--- Start of Given information ---

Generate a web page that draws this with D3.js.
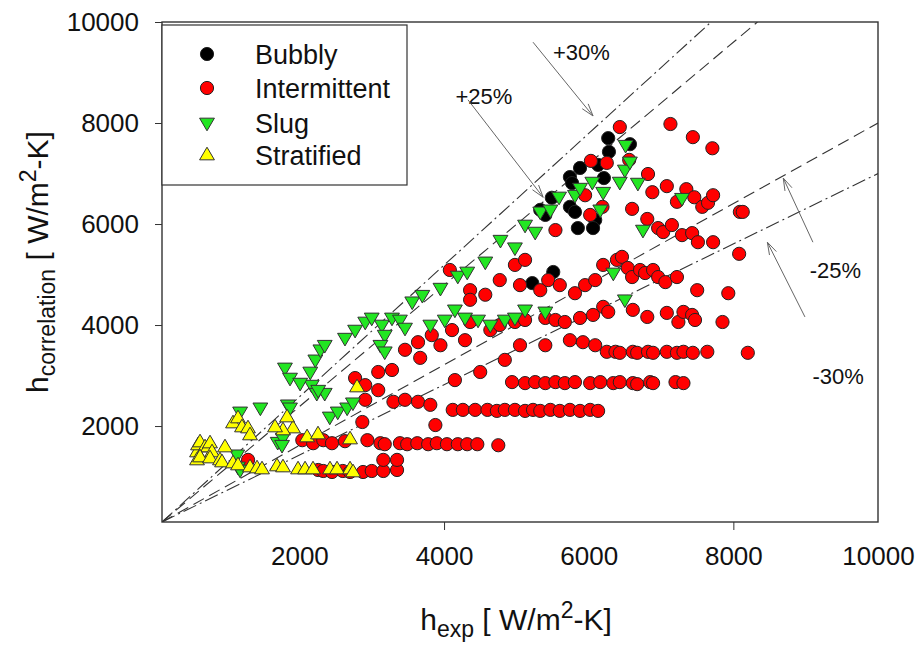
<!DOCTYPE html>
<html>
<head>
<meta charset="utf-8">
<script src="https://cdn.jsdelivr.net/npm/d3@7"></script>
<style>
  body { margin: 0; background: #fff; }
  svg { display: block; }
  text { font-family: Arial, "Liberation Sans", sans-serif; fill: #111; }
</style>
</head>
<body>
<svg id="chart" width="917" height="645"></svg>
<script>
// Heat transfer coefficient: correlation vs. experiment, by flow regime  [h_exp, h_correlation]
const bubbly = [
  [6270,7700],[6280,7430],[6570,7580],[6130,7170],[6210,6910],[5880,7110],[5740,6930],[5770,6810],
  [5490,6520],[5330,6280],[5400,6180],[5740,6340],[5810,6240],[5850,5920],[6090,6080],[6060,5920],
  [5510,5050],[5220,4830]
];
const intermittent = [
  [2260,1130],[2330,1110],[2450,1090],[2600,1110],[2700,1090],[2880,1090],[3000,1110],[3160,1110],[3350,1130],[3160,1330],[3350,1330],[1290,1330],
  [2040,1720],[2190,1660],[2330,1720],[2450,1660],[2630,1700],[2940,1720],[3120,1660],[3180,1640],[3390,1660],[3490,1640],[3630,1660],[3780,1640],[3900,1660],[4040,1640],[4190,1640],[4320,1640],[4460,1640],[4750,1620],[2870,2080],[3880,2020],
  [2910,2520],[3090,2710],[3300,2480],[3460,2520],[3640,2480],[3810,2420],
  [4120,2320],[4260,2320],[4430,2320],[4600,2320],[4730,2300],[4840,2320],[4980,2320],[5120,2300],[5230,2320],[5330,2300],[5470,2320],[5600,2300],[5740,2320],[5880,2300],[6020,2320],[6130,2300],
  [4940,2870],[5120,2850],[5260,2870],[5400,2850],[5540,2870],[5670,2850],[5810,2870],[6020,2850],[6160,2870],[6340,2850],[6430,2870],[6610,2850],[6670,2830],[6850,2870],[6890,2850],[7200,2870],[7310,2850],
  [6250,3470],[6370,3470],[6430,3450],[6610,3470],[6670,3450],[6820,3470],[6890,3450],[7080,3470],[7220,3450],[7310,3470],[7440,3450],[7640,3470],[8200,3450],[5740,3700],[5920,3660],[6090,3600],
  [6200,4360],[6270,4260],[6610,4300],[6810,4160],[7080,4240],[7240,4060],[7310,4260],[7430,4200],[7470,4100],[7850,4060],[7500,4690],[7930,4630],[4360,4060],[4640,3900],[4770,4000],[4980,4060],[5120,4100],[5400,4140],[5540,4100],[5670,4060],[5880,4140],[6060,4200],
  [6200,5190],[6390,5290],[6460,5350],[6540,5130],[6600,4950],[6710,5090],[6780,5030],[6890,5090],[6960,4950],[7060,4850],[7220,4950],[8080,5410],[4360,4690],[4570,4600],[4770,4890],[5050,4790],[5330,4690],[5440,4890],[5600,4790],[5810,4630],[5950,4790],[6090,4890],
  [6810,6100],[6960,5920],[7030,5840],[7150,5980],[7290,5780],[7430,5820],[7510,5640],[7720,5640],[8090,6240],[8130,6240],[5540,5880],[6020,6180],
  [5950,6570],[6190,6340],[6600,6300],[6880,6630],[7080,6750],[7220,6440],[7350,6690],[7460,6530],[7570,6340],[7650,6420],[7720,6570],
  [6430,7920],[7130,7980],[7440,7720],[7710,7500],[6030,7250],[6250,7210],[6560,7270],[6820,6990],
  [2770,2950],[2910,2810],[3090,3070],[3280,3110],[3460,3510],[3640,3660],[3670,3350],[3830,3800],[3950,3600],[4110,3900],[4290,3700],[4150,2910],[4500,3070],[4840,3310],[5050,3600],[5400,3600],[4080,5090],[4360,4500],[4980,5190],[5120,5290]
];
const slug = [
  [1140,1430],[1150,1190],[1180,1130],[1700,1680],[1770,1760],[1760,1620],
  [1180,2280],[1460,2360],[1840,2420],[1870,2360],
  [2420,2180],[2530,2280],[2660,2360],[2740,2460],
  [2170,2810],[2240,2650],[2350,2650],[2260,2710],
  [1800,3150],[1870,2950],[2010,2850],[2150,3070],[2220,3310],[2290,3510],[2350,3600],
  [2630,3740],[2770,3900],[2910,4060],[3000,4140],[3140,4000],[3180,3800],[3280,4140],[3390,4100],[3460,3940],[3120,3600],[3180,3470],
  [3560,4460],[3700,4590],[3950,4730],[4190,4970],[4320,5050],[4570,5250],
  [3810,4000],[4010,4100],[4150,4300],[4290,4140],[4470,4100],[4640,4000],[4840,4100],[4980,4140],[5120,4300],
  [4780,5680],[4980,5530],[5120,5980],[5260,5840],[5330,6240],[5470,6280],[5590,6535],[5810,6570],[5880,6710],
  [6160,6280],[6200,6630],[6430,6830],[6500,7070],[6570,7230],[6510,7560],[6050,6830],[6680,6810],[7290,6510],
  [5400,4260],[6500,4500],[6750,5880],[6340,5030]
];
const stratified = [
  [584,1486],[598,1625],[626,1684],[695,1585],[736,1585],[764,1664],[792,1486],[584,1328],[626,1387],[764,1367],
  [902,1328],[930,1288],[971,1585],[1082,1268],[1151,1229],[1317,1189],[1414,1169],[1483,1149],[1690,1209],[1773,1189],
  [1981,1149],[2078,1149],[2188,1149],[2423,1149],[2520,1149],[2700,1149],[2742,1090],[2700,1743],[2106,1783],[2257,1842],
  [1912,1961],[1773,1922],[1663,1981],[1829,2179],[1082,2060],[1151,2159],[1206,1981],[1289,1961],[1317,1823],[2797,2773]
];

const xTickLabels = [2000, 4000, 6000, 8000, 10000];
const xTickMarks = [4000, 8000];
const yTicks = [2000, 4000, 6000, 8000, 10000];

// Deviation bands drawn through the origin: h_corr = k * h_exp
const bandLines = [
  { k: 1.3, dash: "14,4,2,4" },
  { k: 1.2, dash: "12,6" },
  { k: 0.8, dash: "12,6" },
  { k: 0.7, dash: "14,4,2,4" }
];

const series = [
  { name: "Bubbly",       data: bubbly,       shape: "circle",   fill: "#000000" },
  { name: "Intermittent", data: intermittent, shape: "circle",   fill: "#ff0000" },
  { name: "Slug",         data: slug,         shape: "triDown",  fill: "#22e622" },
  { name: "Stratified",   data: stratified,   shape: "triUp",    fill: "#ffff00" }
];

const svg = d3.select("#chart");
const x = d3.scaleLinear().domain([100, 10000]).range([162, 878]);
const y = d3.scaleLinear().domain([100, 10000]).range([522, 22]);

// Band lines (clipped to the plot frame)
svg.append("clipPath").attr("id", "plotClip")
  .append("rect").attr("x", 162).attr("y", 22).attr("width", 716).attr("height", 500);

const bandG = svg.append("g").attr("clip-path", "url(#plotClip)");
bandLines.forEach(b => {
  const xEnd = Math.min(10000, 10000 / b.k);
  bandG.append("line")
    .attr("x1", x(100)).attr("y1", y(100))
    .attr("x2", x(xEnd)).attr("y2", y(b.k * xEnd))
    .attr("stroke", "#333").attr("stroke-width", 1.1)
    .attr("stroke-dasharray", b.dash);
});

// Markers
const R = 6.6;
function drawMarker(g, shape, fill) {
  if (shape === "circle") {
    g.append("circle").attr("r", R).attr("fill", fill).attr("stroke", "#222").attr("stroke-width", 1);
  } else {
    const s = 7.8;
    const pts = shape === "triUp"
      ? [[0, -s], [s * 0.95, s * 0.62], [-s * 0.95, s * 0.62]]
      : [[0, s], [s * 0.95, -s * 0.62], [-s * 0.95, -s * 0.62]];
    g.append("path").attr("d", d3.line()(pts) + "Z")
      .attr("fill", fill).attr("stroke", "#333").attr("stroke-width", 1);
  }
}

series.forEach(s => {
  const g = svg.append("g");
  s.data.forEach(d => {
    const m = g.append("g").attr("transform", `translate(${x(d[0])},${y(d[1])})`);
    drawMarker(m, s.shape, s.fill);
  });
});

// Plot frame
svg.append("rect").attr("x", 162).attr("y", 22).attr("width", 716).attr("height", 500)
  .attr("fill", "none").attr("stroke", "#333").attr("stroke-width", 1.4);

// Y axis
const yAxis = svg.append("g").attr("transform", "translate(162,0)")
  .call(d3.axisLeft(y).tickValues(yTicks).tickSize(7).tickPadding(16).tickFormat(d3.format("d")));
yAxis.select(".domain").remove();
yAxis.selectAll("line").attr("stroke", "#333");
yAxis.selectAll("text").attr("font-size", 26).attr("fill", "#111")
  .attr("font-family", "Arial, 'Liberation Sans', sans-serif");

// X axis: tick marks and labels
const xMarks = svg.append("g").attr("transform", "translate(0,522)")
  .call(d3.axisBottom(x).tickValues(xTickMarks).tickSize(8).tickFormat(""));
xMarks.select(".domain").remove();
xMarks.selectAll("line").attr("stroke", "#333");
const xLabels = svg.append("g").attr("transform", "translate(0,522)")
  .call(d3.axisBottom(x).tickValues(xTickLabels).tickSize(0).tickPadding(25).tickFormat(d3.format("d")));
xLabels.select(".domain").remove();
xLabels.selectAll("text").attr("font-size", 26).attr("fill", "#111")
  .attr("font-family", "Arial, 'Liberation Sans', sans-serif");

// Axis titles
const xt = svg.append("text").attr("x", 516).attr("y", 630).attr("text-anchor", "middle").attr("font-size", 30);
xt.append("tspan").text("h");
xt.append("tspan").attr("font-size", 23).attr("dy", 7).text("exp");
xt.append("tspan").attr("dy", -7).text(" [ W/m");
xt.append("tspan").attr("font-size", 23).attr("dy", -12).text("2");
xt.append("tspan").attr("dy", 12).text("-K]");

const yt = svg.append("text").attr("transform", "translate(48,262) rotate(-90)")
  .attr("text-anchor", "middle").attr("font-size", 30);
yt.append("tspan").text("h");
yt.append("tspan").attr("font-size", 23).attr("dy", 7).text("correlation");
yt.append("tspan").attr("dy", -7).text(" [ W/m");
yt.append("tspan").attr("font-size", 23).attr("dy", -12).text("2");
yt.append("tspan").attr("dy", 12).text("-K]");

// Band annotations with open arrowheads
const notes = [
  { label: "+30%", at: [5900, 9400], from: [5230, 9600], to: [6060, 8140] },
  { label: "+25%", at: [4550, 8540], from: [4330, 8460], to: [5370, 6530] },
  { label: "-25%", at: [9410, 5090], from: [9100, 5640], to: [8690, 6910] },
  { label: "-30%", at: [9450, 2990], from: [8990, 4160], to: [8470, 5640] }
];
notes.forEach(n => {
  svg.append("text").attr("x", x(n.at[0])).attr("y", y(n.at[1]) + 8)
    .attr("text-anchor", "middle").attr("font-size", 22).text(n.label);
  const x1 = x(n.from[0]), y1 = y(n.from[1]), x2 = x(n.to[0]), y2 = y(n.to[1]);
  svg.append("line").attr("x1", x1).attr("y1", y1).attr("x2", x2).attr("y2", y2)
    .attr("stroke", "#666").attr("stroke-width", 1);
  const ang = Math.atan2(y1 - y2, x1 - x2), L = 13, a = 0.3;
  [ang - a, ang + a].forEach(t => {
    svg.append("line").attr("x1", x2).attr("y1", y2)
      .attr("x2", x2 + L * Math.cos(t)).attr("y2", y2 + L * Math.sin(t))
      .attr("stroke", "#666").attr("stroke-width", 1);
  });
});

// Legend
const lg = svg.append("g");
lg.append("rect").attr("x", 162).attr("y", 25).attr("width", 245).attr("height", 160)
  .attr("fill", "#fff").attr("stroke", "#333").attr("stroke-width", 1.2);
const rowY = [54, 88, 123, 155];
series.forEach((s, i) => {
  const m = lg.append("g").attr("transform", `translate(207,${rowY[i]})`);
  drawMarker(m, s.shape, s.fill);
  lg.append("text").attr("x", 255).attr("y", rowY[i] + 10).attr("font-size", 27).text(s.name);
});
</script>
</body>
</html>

--- End of Given information ---

Challenge: All lines holding the word "with" should be picked out and copied.

Result of the task:
Generate a web page that draws this with D3.js.
// Band annotations with open arrowheads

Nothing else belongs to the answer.